The advantage of such a NO_NEW_PRIVS flag is that this kind of abuse of setuid applications is not possible.

This should make it safe to allow ordinary users to use chroot.

chroot is a system call that assigns a limited view of the file system to a process. In particular it makes it so that the specific directory will appear as the top level directory to the process.

Some people like to run for example FTP servers in a chroot so that users have access only to a specific directory and its subdirectories, rather than being able to browse other files on the system.

FreeBSD also has a technology called jails which is what you’d rather use for containerization.

Anyway, previously you had to be root (the Unix admin user) in order to use chroot. FreeBSD now implementing unprivileged chroot means that regular users are able to run processes in chroot as well.

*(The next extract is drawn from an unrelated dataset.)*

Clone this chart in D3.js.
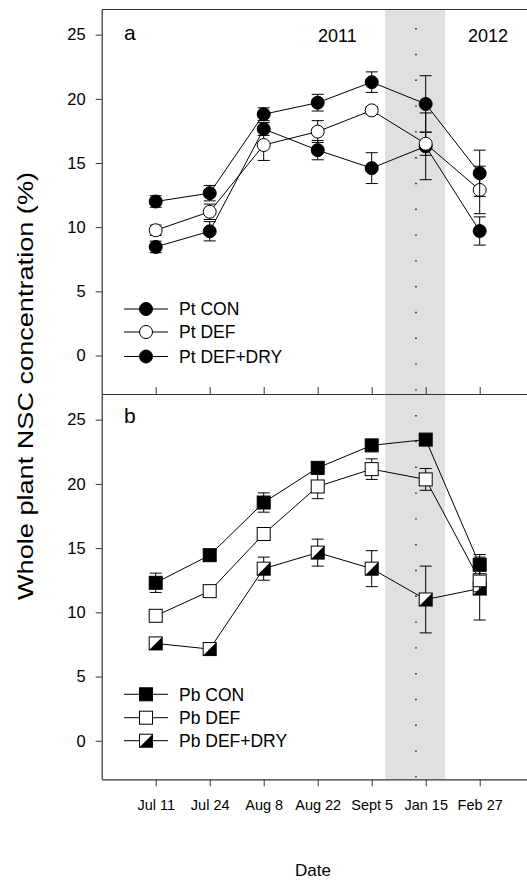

So for example if you were a regular user on a system, you can now create a sub directory in your home directory and run an FTP demon chrooted to that directory and bound to an unprivileged port, and then you can give someone else FTP access to that directory without them being able to see the other files in your home directory, keeping your private data private from them.

chroot existed, but could only be run as the root user. It was that way to prevent things like this (old actual exploit for Ultrix):

  $ mkdir /tmp/etc
  $ echo root::0:0::/:/bin/sh > /tmp/etc/passwd
  $ mkdir /tmp/bin
  $ cp /bin/sh /tmp/bin/sh
  $ cp /bin/chmod /tmp/bin/chmod
  $ chroot /tmp /bin/login
  # whoami
  # chmod 4700 /bin/sh
  now, log out of the chroot and use your newly minted setuid shell
Since they now have the "NO_NEW_PRIVS" protection, they can let regular users safely use chroot.

You can for example run a build in a chroot as a unprivileged user.

The commit message does NOT indicate when this will be available to mere mortals like myself.

Can someone enlighten me if this will be part of FreeBSD 14, or if there is a chance it will become available earlier, perhaps with FreeBSD 13.1?

EDIT: The commit message does NOT indicate etc. Silly me.

The commit message does not mention any MFC timeline [1] so this feature is not planned to be merged back into existing stable branches. In other words, the first release with this feature is going to be FreeBSD 14.0-RELEASE.

[1]: Also, you may look for the commit hash (a40cf4175c90142442d0c6515f6c83956336699) at https://mfc.kernelnomicon.org/ to see the back-porting status.

This feature should be in the weekly snapshot pretty soon:


In Linux there's "PRoot" - used by Termux on Android to provide userspace chroot-like functionality (can run Debian, for instance).